> [Given records]
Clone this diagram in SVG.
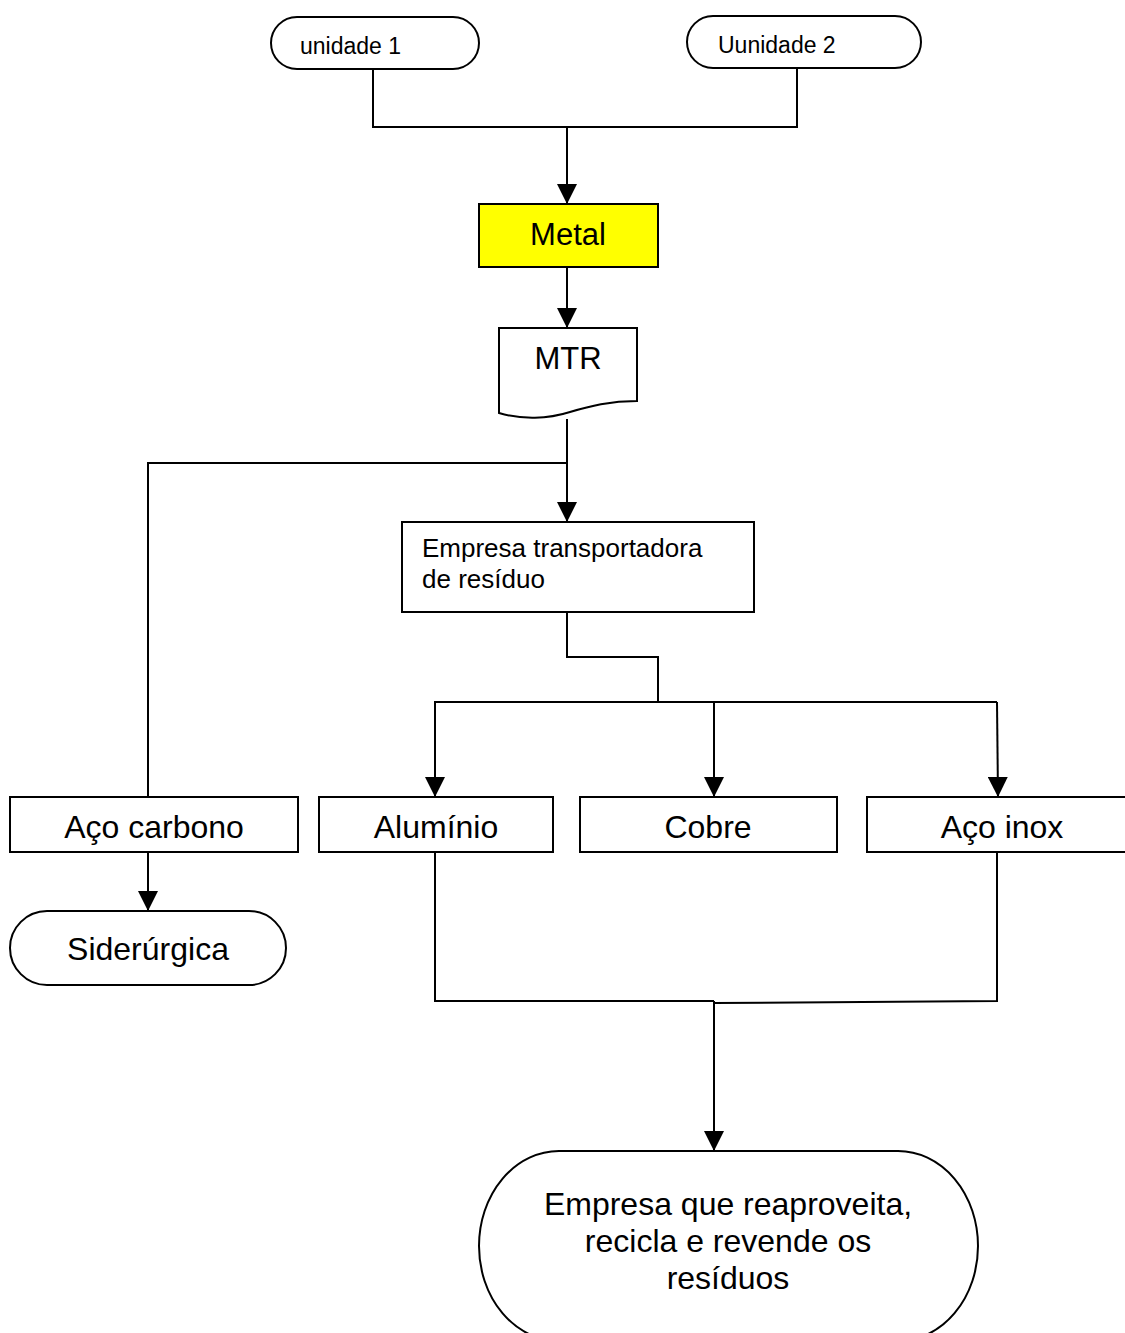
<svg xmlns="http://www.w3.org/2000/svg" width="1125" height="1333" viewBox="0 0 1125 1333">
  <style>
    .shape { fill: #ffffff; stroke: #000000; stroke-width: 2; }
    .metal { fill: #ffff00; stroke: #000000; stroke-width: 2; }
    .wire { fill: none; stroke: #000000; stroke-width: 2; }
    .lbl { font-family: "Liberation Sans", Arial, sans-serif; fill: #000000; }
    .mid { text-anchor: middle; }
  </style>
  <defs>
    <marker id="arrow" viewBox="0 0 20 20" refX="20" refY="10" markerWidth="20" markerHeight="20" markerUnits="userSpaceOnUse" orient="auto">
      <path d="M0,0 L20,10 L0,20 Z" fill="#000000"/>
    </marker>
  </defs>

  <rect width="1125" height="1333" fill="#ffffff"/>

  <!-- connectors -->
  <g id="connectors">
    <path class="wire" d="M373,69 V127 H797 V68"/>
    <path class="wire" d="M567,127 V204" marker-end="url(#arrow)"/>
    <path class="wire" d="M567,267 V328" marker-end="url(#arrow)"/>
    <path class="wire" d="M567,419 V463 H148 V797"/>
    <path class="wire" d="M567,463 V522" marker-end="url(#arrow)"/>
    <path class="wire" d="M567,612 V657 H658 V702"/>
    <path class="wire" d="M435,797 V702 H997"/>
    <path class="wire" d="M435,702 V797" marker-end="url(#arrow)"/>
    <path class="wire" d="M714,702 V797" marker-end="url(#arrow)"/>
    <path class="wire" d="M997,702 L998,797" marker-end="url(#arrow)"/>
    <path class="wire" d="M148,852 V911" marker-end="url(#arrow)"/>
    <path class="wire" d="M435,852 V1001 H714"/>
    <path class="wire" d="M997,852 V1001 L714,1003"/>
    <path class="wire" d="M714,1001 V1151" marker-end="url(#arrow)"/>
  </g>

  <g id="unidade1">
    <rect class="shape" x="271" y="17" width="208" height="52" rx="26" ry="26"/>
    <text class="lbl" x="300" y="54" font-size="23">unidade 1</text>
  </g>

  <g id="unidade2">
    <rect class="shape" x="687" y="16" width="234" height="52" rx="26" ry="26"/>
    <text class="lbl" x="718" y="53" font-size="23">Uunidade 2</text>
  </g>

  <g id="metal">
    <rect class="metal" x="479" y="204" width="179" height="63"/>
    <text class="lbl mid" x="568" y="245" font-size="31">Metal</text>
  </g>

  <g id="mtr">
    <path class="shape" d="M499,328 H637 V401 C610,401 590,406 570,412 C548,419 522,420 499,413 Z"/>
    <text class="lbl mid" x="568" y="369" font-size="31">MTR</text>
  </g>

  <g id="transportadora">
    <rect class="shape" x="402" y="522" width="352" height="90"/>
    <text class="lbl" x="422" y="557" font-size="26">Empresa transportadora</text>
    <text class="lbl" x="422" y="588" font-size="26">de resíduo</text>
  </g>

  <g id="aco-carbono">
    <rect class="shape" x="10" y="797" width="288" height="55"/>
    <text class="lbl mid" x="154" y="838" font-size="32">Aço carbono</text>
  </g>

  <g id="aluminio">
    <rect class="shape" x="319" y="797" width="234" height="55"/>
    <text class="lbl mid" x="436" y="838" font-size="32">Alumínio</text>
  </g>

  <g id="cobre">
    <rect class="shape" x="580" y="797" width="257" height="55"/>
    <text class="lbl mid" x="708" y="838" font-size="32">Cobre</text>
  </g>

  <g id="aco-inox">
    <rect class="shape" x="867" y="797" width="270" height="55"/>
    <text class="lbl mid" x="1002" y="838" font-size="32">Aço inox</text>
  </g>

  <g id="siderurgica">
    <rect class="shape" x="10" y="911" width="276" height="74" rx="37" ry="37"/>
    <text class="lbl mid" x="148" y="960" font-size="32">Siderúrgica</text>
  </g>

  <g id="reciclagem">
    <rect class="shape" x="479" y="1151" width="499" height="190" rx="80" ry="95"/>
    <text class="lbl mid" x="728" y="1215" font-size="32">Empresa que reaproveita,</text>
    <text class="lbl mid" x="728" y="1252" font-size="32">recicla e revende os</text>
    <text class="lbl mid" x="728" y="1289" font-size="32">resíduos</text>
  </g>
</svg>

...

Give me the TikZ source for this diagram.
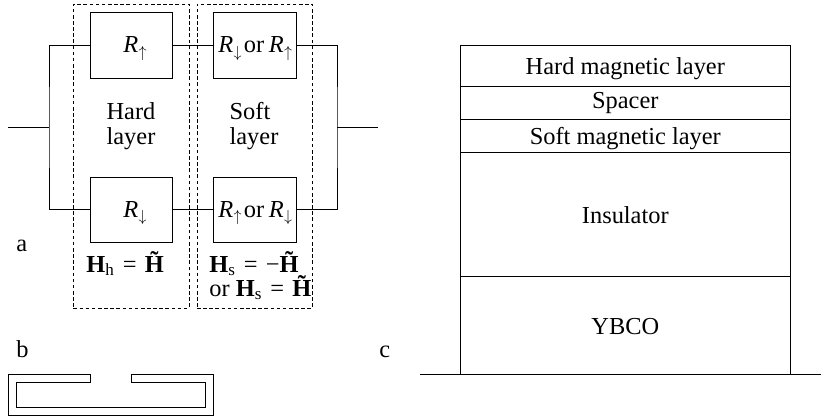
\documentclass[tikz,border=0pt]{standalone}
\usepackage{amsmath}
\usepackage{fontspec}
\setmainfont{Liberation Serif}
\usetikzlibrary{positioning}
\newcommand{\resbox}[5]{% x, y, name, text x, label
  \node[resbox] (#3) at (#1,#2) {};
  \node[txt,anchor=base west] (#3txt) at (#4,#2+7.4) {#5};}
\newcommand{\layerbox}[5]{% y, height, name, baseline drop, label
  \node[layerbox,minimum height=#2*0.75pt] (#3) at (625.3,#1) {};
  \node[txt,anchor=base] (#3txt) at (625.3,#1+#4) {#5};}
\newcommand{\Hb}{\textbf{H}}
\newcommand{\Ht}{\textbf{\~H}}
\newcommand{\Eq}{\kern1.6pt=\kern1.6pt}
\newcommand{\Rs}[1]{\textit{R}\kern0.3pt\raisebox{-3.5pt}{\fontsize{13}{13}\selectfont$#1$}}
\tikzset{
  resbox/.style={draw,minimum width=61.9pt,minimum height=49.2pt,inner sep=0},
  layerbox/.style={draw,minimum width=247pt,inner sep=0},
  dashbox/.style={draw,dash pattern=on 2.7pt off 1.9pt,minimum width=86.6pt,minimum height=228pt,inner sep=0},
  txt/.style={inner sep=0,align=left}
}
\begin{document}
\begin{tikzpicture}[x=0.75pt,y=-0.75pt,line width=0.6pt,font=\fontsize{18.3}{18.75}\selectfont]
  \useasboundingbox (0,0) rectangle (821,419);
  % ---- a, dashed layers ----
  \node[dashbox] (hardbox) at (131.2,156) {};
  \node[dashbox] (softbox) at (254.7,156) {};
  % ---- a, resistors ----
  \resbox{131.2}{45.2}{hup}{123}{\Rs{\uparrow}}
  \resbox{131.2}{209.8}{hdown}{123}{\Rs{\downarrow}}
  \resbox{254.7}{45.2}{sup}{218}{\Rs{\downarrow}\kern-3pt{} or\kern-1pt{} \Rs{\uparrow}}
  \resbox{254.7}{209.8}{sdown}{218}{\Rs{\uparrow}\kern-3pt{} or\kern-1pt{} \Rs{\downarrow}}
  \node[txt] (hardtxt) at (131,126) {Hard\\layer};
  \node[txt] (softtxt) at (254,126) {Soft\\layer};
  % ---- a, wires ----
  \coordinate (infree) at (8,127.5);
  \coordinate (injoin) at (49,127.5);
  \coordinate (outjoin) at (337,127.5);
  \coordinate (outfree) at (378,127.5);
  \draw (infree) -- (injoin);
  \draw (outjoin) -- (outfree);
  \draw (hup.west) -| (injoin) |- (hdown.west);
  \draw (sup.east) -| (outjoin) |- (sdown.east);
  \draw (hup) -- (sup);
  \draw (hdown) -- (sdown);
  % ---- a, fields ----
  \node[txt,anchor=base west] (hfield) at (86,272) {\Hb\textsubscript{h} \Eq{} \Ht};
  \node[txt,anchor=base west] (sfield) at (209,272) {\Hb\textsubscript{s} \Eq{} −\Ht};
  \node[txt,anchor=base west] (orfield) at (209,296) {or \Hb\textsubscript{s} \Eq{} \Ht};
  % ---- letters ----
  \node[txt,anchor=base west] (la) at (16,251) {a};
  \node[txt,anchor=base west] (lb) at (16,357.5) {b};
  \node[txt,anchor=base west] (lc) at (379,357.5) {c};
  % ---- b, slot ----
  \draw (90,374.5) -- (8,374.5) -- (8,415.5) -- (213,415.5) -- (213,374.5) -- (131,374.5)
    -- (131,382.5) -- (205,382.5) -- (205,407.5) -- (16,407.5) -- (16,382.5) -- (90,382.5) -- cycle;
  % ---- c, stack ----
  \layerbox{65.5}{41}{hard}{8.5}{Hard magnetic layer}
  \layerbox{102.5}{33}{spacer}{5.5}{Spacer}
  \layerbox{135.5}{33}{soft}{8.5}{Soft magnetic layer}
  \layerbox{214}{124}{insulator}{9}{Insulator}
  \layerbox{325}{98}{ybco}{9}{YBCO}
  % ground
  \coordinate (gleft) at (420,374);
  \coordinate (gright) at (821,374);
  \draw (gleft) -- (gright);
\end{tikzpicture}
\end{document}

* * *

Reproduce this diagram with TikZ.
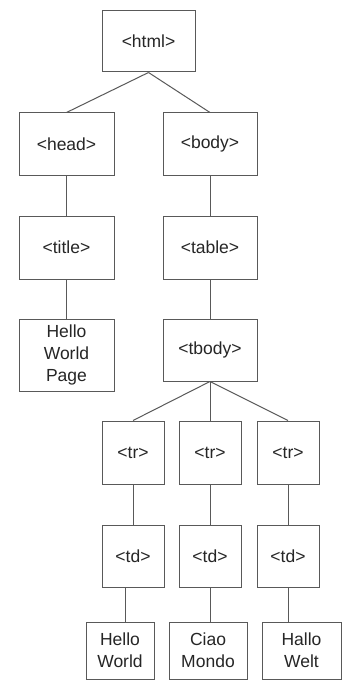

> [Aim of the exercise] From the data above, work out how many lines hold "diagram". Answer with the number alone.

> [Answer to the task] 3